(Data extracted from a collection)

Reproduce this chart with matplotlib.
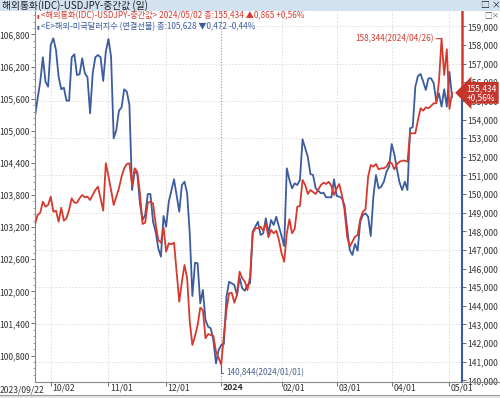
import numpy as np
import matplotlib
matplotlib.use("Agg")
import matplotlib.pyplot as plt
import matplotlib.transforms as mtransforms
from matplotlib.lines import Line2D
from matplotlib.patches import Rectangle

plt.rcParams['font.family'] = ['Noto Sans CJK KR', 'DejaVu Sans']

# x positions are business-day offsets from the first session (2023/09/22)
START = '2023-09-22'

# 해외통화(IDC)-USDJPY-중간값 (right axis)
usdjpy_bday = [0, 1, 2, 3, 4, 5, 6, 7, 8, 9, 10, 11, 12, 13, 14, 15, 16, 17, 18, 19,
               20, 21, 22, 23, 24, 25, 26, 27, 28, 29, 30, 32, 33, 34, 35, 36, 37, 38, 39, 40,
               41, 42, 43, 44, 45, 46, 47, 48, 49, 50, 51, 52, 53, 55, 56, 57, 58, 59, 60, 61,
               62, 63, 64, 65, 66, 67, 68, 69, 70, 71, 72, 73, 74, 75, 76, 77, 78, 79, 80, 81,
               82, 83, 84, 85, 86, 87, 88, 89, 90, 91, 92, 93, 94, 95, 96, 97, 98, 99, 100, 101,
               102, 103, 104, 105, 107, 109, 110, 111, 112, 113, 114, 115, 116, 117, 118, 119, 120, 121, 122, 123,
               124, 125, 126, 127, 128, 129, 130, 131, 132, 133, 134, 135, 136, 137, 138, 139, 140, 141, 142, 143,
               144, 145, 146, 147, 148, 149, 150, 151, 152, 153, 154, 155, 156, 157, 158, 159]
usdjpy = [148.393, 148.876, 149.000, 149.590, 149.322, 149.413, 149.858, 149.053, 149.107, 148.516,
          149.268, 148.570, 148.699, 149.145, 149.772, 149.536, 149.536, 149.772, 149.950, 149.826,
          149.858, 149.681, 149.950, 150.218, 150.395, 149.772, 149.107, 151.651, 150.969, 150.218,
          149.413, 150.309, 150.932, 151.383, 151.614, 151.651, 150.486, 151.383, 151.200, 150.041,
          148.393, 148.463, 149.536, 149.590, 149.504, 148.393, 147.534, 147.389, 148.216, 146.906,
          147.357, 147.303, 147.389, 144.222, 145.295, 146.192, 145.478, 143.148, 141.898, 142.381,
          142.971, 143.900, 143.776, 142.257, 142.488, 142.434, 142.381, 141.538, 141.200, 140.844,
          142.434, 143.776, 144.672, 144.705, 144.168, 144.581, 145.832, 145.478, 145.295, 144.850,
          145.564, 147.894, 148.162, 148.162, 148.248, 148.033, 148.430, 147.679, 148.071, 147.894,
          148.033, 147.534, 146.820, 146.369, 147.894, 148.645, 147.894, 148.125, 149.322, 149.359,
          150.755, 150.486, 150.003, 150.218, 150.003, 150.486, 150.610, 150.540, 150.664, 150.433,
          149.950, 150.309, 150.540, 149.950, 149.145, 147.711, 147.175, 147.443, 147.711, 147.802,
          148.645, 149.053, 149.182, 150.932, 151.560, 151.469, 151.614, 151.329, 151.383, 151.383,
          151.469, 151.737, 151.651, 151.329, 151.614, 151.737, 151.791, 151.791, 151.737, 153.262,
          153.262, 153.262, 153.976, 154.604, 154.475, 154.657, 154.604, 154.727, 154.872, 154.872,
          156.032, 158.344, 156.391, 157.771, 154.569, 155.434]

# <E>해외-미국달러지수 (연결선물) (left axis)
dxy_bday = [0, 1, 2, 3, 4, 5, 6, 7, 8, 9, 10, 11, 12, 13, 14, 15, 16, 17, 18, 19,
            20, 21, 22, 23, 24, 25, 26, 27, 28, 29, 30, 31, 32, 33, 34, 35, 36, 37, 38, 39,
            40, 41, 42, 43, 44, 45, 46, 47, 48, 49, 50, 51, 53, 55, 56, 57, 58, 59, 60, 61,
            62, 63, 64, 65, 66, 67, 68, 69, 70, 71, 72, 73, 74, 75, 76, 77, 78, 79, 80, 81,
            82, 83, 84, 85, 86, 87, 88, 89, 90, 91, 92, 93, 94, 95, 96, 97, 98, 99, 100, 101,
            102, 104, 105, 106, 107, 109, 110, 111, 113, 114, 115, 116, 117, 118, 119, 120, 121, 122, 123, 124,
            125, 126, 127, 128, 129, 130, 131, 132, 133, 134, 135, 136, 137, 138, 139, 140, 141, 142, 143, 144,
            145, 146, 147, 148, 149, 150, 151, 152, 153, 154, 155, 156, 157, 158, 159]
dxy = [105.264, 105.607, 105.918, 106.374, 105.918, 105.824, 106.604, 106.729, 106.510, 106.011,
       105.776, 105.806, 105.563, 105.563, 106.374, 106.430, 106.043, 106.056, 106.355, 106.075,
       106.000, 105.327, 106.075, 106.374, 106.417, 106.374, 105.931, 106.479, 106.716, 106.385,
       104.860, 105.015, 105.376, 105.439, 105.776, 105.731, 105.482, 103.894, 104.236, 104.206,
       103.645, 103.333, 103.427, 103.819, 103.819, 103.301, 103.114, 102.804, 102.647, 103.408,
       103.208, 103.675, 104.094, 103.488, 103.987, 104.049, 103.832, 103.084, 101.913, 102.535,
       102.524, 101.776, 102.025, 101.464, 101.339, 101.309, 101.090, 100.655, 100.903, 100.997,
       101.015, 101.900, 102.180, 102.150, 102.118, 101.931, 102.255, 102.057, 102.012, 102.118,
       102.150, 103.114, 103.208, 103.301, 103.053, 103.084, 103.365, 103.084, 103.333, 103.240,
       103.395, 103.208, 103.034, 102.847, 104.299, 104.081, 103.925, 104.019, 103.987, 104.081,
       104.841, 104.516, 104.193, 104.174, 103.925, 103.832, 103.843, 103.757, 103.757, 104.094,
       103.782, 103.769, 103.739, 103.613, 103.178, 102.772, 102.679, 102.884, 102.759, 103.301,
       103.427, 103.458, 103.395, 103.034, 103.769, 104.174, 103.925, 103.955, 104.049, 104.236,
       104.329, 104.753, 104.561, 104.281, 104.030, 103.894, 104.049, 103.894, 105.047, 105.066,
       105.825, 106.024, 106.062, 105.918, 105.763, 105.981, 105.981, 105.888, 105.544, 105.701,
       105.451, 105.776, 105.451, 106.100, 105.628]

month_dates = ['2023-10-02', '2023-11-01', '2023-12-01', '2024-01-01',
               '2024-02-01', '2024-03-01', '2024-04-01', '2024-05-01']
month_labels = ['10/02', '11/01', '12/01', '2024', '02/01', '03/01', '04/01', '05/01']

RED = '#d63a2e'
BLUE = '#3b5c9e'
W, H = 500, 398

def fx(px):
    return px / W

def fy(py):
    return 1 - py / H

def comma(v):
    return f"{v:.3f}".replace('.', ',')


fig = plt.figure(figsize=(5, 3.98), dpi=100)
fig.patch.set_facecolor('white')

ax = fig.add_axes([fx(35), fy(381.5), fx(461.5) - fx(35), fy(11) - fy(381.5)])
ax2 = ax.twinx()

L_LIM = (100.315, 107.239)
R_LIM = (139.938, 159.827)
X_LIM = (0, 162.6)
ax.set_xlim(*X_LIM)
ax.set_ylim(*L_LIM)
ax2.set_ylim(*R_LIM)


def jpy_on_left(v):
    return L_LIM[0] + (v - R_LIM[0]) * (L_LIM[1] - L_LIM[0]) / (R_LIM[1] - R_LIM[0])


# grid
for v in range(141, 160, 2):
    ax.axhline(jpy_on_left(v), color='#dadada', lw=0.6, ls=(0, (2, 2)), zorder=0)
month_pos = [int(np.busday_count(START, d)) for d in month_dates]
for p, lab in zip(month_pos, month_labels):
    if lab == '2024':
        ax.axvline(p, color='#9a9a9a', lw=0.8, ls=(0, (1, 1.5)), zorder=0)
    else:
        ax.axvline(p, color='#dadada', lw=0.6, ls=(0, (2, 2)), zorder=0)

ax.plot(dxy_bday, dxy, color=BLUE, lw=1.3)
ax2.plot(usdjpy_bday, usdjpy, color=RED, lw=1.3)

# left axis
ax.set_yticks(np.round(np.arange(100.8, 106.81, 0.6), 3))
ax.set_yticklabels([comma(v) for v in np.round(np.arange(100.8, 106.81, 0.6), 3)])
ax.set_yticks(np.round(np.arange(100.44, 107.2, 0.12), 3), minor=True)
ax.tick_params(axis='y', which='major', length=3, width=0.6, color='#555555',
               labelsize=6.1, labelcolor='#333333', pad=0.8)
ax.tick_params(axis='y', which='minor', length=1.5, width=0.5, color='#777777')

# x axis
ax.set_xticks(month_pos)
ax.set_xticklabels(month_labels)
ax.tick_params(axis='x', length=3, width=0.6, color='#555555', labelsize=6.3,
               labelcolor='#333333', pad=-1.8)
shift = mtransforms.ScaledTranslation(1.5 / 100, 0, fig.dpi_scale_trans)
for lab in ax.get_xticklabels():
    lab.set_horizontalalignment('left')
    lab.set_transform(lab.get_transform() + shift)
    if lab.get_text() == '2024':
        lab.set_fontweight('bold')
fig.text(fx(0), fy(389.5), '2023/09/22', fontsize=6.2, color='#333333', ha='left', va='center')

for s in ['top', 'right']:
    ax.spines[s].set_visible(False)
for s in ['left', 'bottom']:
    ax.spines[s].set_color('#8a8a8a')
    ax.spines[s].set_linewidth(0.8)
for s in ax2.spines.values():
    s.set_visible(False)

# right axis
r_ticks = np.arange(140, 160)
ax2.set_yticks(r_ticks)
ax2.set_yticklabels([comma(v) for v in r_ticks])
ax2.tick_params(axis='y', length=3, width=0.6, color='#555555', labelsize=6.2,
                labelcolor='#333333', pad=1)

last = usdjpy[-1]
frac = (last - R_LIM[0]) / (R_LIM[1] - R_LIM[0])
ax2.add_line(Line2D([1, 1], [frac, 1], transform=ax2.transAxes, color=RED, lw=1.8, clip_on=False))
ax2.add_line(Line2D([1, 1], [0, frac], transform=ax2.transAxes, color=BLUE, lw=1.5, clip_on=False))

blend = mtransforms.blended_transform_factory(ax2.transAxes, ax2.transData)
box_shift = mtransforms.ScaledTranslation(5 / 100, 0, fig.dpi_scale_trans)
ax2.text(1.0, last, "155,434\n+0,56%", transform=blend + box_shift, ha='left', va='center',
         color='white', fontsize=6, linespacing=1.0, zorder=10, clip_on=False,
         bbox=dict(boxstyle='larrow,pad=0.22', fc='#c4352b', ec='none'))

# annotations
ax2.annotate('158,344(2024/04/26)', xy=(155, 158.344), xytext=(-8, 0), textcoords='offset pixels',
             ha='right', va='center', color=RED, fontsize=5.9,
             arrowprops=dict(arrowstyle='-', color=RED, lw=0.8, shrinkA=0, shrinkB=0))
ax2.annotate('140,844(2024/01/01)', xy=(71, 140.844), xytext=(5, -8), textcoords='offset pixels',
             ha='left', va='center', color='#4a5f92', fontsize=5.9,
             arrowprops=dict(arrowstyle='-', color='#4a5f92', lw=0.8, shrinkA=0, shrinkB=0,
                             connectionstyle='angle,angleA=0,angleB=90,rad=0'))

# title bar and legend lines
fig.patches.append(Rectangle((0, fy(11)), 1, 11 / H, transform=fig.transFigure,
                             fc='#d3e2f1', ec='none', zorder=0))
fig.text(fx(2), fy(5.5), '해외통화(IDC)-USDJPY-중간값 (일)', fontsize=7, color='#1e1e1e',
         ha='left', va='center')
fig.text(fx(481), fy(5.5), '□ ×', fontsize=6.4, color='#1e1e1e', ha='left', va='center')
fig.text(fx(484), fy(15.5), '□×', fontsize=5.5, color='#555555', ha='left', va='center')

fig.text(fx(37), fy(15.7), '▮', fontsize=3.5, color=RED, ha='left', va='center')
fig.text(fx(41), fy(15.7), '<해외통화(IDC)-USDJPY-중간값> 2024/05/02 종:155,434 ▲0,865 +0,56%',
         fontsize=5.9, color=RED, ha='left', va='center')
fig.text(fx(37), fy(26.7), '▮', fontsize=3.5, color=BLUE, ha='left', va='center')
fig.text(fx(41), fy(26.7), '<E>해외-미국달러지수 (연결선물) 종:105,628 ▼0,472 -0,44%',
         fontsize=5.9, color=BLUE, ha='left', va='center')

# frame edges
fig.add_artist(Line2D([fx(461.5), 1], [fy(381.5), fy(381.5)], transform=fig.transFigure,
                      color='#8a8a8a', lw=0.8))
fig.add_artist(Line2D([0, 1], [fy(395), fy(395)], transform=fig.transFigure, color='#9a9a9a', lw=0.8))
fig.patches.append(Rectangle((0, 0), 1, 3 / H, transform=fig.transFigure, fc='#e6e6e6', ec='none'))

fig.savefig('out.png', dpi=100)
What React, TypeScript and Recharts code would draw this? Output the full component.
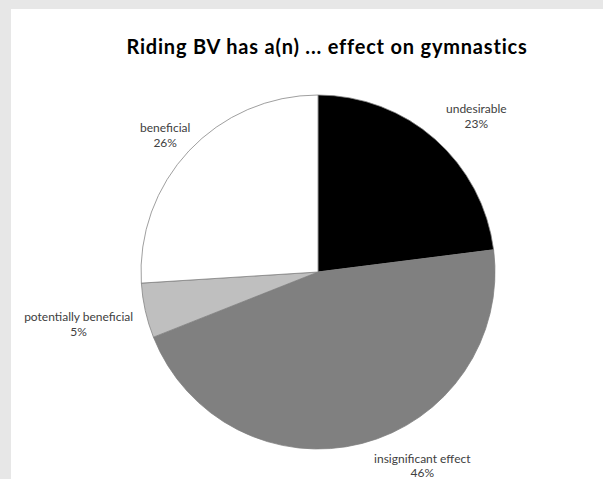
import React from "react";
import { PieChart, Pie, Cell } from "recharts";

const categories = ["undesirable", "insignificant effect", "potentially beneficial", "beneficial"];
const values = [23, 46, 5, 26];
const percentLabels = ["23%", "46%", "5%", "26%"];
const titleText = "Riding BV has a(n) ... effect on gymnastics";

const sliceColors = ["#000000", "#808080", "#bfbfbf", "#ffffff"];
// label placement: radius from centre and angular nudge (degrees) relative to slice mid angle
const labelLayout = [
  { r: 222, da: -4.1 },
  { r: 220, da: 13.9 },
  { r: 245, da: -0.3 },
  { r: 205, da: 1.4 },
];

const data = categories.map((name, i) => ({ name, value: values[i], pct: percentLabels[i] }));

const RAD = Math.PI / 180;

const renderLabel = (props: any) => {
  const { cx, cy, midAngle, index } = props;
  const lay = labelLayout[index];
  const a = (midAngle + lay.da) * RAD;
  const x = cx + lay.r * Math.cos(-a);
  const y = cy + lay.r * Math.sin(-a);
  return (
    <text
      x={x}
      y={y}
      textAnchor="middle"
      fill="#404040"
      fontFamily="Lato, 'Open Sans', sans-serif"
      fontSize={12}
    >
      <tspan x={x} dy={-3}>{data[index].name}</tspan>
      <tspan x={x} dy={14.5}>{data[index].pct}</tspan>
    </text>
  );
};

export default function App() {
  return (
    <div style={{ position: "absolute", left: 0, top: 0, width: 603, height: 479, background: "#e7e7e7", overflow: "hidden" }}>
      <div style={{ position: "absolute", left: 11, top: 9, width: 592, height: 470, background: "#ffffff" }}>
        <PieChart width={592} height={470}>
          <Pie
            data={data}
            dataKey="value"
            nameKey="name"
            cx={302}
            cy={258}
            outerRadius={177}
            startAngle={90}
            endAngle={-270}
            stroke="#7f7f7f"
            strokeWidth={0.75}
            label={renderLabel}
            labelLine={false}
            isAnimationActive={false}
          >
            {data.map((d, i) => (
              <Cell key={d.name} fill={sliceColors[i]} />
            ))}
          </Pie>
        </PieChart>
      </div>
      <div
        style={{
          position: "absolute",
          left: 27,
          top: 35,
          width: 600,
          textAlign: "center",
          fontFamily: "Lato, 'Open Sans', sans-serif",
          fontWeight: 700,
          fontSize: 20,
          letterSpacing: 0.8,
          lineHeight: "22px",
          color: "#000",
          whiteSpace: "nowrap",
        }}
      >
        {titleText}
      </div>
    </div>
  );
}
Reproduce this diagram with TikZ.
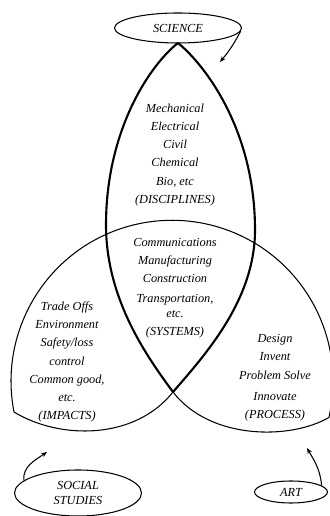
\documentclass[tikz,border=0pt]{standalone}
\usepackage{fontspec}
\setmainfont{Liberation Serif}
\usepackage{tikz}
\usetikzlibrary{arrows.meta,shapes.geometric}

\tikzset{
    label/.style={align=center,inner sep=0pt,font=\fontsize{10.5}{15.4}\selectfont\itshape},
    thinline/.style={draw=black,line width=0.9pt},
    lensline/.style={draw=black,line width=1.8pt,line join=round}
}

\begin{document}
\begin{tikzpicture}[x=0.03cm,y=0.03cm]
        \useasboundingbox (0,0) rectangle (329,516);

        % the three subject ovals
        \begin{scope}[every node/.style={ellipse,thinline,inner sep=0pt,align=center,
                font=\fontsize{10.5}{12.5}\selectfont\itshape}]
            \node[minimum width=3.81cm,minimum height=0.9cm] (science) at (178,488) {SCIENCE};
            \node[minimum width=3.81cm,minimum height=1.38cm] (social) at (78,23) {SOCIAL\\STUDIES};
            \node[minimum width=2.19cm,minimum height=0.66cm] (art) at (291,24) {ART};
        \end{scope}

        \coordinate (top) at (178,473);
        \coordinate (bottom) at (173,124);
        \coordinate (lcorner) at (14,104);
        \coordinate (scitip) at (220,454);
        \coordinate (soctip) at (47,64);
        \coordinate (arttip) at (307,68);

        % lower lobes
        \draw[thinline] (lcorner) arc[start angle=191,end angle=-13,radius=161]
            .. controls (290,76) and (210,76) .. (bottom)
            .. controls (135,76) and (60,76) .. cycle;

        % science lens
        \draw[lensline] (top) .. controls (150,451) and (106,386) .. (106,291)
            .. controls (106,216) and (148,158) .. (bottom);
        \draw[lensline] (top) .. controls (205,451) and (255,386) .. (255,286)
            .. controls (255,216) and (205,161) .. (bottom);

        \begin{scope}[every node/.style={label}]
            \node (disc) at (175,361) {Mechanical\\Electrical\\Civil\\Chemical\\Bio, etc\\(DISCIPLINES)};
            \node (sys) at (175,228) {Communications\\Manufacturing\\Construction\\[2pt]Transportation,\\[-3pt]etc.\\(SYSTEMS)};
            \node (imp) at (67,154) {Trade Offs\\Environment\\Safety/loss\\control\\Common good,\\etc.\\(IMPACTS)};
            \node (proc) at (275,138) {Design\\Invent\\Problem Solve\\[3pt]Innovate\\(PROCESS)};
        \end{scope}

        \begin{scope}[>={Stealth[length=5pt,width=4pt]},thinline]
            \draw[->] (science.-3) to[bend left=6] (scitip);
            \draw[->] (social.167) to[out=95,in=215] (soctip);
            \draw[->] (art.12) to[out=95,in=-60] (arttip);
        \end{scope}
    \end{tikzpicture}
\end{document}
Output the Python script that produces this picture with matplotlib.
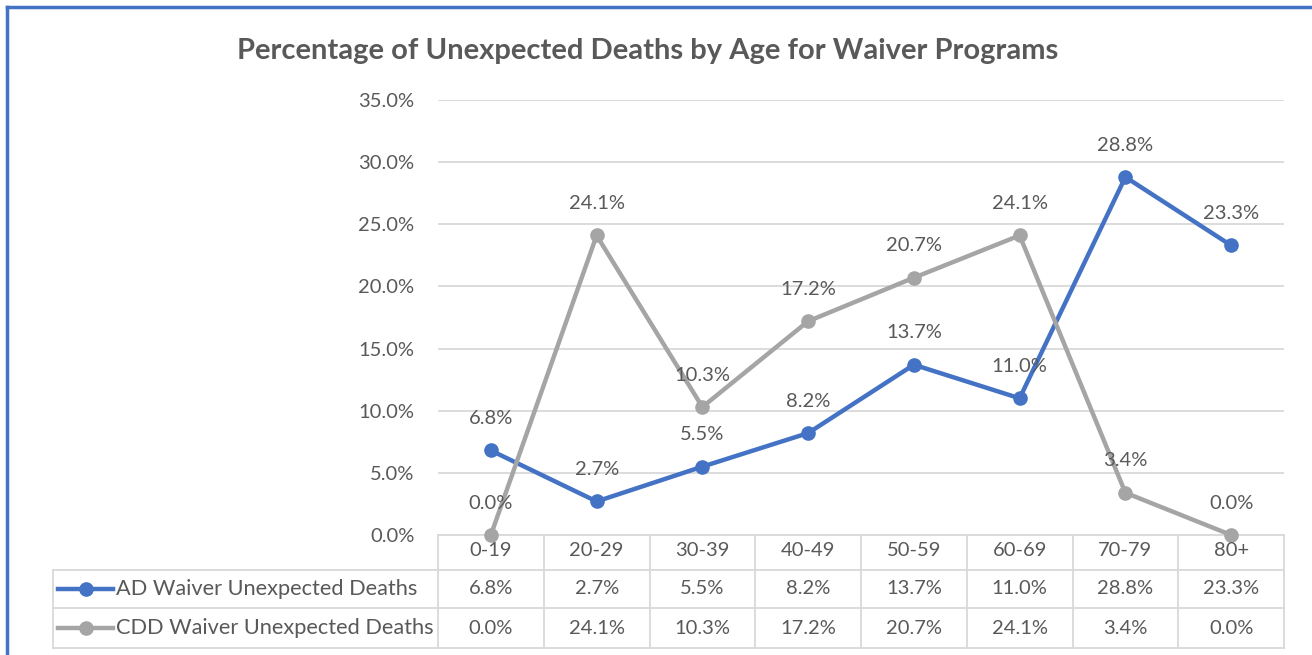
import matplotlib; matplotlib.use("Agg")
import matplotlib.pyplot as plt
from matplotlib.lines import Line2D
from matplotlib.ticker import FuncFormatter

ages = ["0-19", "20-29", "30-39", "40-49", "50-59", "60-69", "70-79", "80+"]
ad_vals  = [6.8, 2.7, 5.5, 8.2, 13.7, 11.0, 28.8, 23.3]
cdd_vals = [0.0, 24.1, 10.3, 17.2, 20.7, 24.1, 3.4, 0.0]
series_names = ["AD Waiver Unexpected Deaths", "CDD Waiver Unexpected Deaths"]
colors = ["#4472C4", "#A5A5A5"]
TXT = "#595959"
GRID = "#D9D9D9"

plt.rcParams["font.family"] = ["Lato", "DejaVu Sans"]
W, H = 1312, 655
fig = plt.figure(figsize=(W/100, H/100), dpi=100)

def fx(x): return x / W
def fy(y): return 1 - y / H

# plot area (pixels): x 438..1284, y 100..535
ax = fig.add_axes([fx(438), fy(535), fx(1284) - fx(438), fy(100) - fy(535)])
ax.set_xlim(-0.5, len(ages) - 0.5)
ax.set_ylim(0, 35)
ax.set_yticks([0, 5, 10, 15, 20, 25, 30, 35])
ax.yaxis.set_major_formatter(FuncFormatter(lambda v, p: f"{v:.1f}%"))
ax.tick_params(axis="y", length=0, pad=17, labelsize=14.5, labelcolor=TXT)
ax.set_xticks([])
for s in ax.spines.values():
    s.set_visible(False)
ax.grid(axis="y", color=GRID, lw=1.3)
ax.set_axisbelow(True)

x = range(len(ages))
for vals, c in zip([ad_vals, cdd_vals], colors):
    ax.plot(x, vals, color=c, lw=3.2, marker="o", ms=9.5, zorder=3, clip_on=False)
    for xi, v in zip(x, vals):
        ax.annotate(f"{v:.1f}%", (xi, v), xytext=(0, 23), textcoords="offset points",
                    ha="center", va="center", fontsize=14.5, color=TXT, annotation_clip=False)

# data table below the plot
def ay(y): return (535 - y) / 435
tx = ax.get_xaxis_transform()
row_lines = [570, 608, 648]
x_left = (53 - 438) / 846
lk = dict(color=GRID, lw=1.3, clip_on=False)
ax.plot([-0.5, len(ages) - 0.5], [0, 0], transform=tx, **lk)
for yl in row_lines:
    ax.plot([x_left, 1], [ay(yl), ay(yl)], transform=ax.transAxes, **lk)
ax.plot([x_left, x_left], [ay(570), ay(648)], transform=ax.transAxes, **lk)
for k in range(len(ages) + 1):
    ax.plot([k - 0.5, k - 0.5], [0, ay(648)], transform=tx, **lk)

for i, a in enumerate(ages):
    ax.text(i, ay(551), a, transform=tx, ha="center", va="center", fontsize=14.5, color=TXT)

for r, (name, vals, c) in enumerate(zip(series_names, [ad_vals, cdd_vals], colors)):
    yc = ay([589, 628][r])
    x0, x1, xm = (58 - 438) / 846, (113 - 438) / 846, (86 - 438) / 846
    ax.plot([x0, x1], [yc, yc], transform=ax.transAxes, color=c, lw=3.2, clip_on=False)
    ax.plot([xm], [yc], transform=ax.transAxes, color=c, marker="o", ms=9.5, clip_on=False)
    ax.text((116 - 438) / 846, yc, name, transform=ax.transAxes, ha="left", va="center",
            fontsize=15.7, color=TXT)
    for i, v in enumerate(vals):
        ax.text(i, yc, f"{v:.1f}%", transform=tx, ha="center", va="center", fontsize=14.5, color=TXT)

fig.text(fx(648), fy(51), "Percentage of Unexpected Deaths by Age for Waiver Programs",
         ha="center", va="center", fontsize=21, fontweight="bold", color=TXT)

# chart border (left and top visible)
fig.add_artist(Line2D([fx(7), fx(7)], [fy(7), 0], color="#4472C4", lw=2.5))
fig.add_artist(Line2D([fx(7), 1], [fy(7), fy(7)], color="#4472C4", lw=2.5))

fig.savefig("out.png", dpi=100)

*WHAT IS REQUIRED:*
Output exactly the lines from the one containing "Reproduce this diagram with TikZ." through the one containing "(0,0) rectangle (329,516);", both included, and nothing else; leave out any pictures.

*RESULT:*
Reproduce this diagram with TikZ.
\documentclass[tikz,border=0pt]{standalone}
\usepackage{fontspec}
\setmainfont{Liberation Serif}
\usepackage{tikz}
\usetikzlibrary{arrows.meta,shapes.geometric}

\tikzset{
    label/.style={align=center,inner sep=0pt,font=\fontsize{10.5}{15.4}\selectfont\itshape},
    thinline/.style={draw=black,line width=0.9pt},
    lensline/.style={draw=black,line width=1.8pt,line join=round}
}

\begin{document}
\begin{tikzpicture}[x=0.03cm,y=0.03cm]
        \useasboundingbox (0,0) rectangle (329,516);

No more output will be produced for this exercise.